Start Dataset excerpts

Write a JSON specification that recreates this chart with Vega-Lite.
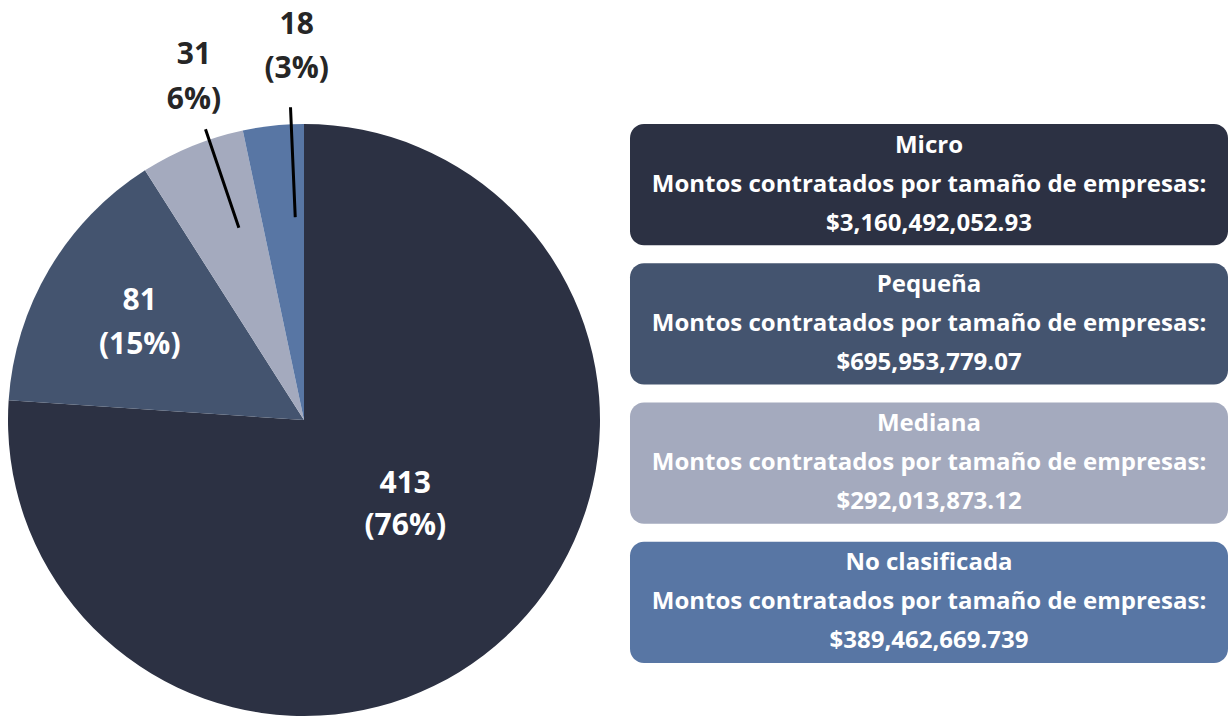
{
  "$schema": "https://vega.github.io/schema/vega-lite/v6.json",
  "autosize": {"type": "pad"},
  "padding": {"left": 8, "top": 9, "right": 0, "bottom": 0},
  "background": "#ffffff",
  "config": {"view": {"stroke": null}, "concat": {"spacing": 30}},
  "datasets": {
    "pie": [
      {"cat": "Micro", "order": 1, "value": 413, "label": "413\n(76%)", "box": "Micro\nMontos contratados por tamaño de empresas:\n$3,160,492,052.93"},
      {"cat": "Pequeña", "order": 2, "value": 81, "label": "81\n(15%)", "box": "Pequeña\nMontos contratados por tamaño de empresas:\n$695,953,779.07"},
      {"cat": "Mediana", "order": 3, "value": 31, "label": "31\n6%)", "box": "Mediana\nMontos contratados por tamaño de empresas:\n$292,013,873.12"},
      {"cat": "No clasificada", "order": 4, "value": 18, "label": "18\n(3%)", "box": "No clasificada\nMontos contratados por tamaño de empresas:\n$389,462,669.739"}
    ]
  },
  "hconcat": [
    {
      "width": 592,
      "height": 592,
      "data": {"name": "pie"},
      "encoding": {
        "theta": {"field": "value", "type": "quantitative", "stack": true},
        "order": {"field": "order", "type": "quantitative"}
      },
      "layer": [
        {
          "mark": {"type": "arc"},
          "encoding": {
            "color": {"field": "cat", "type": "nominal", "legend": null,
              "scale": {"domain": ["Micro", "Pequeña", "Mediana", "No clasificada"], "range": ["#2c3143", "#44546f", "#a4aabe", "#5876a4"]}}
          }
        },
        {
          "mark": {"type": "arc", "thetaOffset": 0.061, "padAngle": 0.6, "radius2": 203, "fill": "transparent", "stroke": "#000000", "strokeWidth": 3},
          "encoding": {
            "radius": {"field": "value", "type": "quantitative",
              "scale": {"type": "linear", "domain": [18, 31], "range": [313, 307], "zero": false, "nice": false}},
            "strokeOpacity": {"condition": {"test": "datum.value < 50", "value": 1}, "value": 0}
          }
        },
        {
          "mark": {"type": "text", "radius": 135, "dx": 9, "dy": -35, "font": "Open Sans", "fontWeight": "bold", "fontSize": 30, "lineBreak": "\n", "lineHeight": 42, "color": "#ffffff", "baseline": "middle", "align": "center"},
          "encoding": {"text": {"condition": {"test": "datum.cat === 'Micro'", "field": "label"}, "value": ""}}
        },
        {
          "mark": {"type": "text", "radius": 191, "dy": -22, "font": "Open Sans", "fontWeight": "bold", "fontSize": 30, "lineBreak": "\n", "lineHeight": 44, "color": "#ffffff", "baseline": "middle", "align": "center"},
          "encoding": {"text": {"condition": {"test": "datum.cat === 'Pequeña'", "field": "label"}, "value": ""}}
        },
        {
          "mark": {"type": "text", "radius": 360, "dx": 26, "dy": -32, "font": "Open Sans", "fontWeight": "bold", "fontSize": 30, "lineBreak": "\n", "lineHeight": 45, "color": "#262626", "baseline": "middle", "align": "center"},
          "encoding": {"text": {"condition": {"test": "datum.cat === 'Mediana'", "field": "label"}, "value": ""}}
        },
        {
          "mark": {"type": "text", "radius": 369, "dx": 31, "dy": -28, "font": "Open Sans", "fontWeight": "bold", "fontSize": 30, "lineBreak": "\n", "lineHeight": 44, "color": "#262626", "baseline": "middle", "align": "center"},
          "encoding": {"text": {"condition": {"test": "datum.cat === 'No clasificada'", "field": "label"}, "value": ""}}
        }
      ]
    },
    {
      "width": 598,
      "height": 539,
      "data": {"name": "pie"},
      "encoding": {
        "y": {"field": "cat", "type": "nominal", "axis": null,
          "sort": ["Micro", "Pequeña", "Mediana", "No clasificada"],
          "scale": {"paddingInner": 0.13, "paddingOuter": 0}}
      },
      "layer": [
        {
          "mark": {"type": "rect", "cornerRadius": 14},
          "encoding": {
            "color": {"field": "cat", "type": "nominal", "legend": null,
              "scale": {"domain": ["Micro", "Pequeña", "Mediana", "No clasificada"], "range": ["#2c3143", "#44546f", "#a4aabe", "#5876a4"]}}
          }
        },
        {
          "mark": {"type": "text", "font": "Open Sans", "fontWeight": "bold", "fontSize": 24, "lineBreak": "\n", "lineHeight": 39, "dy": -39, "color": "#ffffff", "baseline": "middle", "align": "center"},
          "encoding": {"text": {"field": "box"}}
        }
      ]
    }
  ]
}
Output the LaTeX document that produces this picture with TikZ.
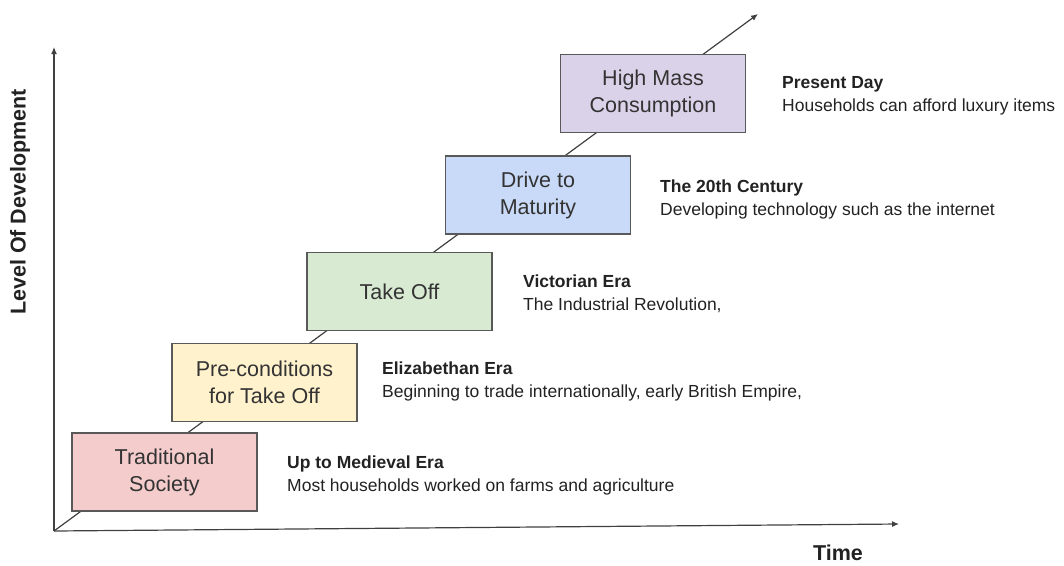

End Dataset excerpts

- _Exercise_
Copy, from the material, each line that holds the string "this".

- _Finished task_
Write a JSON specification that recreates this chart with Vega-Lite.
Output the LaTeX document that produces this picture with TikZ.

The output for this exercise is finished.